Some ecosystems are likely to be especially affected by climate change (e.g., coral reefs). In the long-term (beyond 2050), climate change may become the major driver for biodiversity loss globally.

The socio-economic impacts of climate change are likely to be greatest in communities that face other stresses. For example, poor communities are vulnerable to extreme weather events, and are likely to be especially affected by climate change. In general, however, other changes (e.g., demographic and technological) are likely to have a greater effect on human society than climate change. On the other hand, major ("non-marginal") impacts could occur with abrupt changes in natural and social systems. Scientific understanding of abrupt changes is limited.

Another consideration is how vulnerability to climate change varies with scale. At local scales, extreme weather events can have a significant impact, especially in vulnerable locations. Another potentially significant impact is the long-term effect of sea-level rise on low-lying coastal areas.

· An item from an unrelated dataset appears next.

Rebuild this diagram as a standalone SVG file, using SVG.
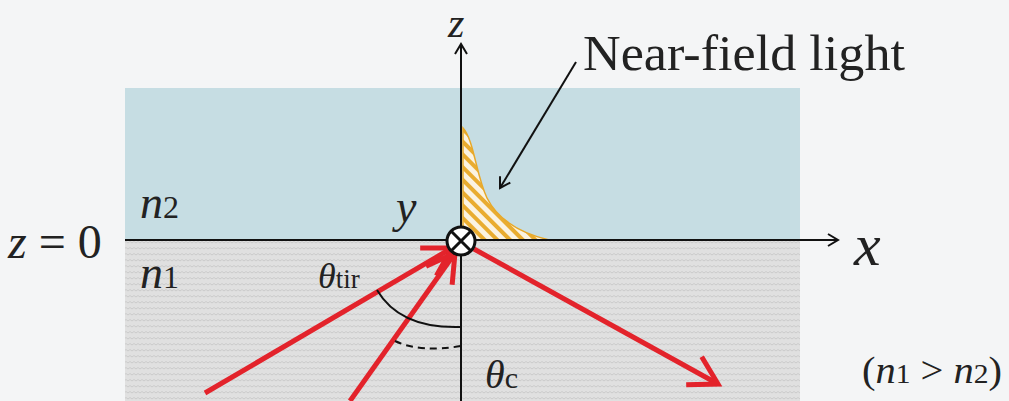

Comments on relative impacts

Bostrom (2009) comments that:

Even the Stern Review on the Economics of Climate Change, a report prepared for the British Government which has been criticized by some as overly pessimistic, estimates that under the assumption of business-as-usual with regard to emissions, global warming will reduce welfare by an amount equivalent to a permanent reduction in per capita consumption of between 5 and 20%. In absolute terms, this would be a huge harm. Yet over the course of the twentieth century, world GDP grew by some 3,700%, and per capita world GDP rose by some 860%. It seems safe to say that (absent a radical overhaul of our best current scientific models of the Earth’s climate system) whatever negative economic effects global warming will have, they will be completely swamped by other factors that will influence economic growth rates in this century.

Other analysts have commented on the risks of climate change damages. The German Advisory Council on Global Change (WBGU, 2007) comments that:

Although [the Stern Review's] figures tend to be at the upper end of the scale compared to other estimates currently circulating, even [its] quantitative estimates fail to include the economic upheavals that would arise as a consequence of climate-induced conflicts or might be triggered by climate-induced migration.

Several analysts have emphasized the importance of "catastrophic" risks due to climate change. WBGU (2007) states that due to climate change, "significant impairment" of the global economy is a "distinct possibility". Weitzman (2012) has commented:

Climate change potentially affects the whole worldwide portfolio of utility by threatening to drive all of planetary welfare to disastrously low levels in the most extreme scenarios. With global climate change, diversification [of risk] is limited because all eggs are inherently in one basket.